In a previous post (Here’s How Older Generations Can Reinvent as Elders and Continue Their Impact) I talk about the importantance of older generations reinventing themselves as elders. I refer to two fantastic examples of individuals joining high tech Silicon Valley companies when they are in their early 50’s. Both have had a profound effect on their respective businesses: Fred Kofman at LinkedIn and Chip Conley at airbnb.
These are relatively ad hoc arrangements and testament to the foresight of the CEOs of those companies for pioneering this path. And then it struck me: what if this was formalised and crystallised into a program that other companies can follow, add to and learn from?
And so I began thinking: when I was at NICTA I had a problem – 600 very, very smart scientists on staff and a remit to create an entrepreneurial culture and commercialise their research. How was I going to help these academically-driven people reinvent as entrepreneurs? And I needed to do so on rocket boosters as we had enormous pressure to produce results.
One of the most successful things I did was to set up an Entrepreneur in Residence Program. I recruited a number of serial entrepreneurs to join us for a year. In this time they firstly acted as mentors to our scientists and secondly identified a project they could work closely with to fast track a spin out. If they were successful in spinning out a new venture they would take the CEO role and lead it through its growth.
The result of this EiR Program was a definite boost to the organization’s entrepreneurial culture and a slew of venture-backed spin outs in record time.
My aim is to take this learning and apply it to creating an Elder in Residence Program. I see the benefits to a company, particularly one that is growing rapidly and dealing with how to scale leadership, being:
1. A close trusted confidante for the CEO – part adviser, part mentor, part CEO coach;
2. A leadership program that will boost compassion, resilience, wisdom and, ultimately, increase diversity, engagement and organizational transformation.
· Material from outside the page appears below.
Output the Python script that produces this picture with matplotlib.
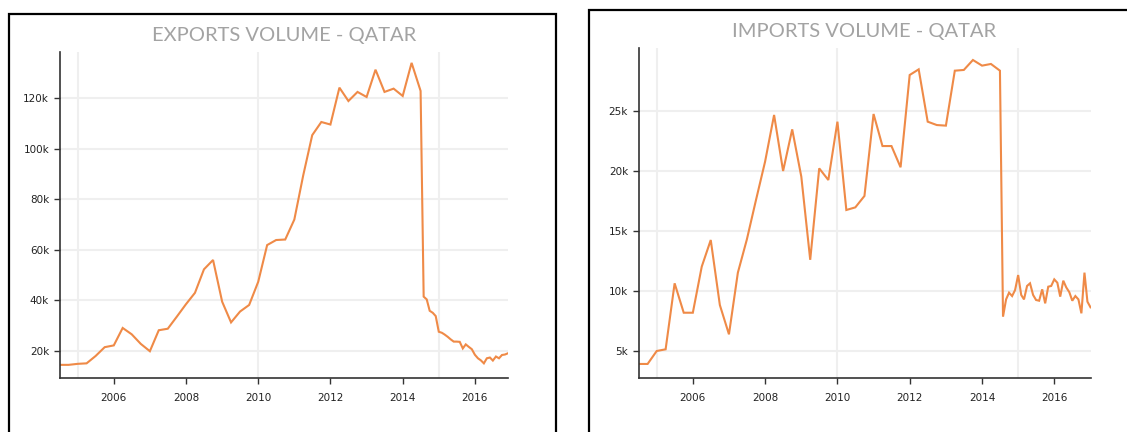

CEOs often have excellent advisers and investors in their milieu, but I see this to be a role more embedded inside the business – working closely with the CEO one on one as well as building up the leadership team for the purposes of scaling – as they transition say from 150 to 300 staff it is imperative that they are ready for this growth inflection point and the rule of 3 and 10 (at 3 and at 10 things change in any organization and as it scales simply add zeroes onto 3 and 10 and the principle continues to be applicable).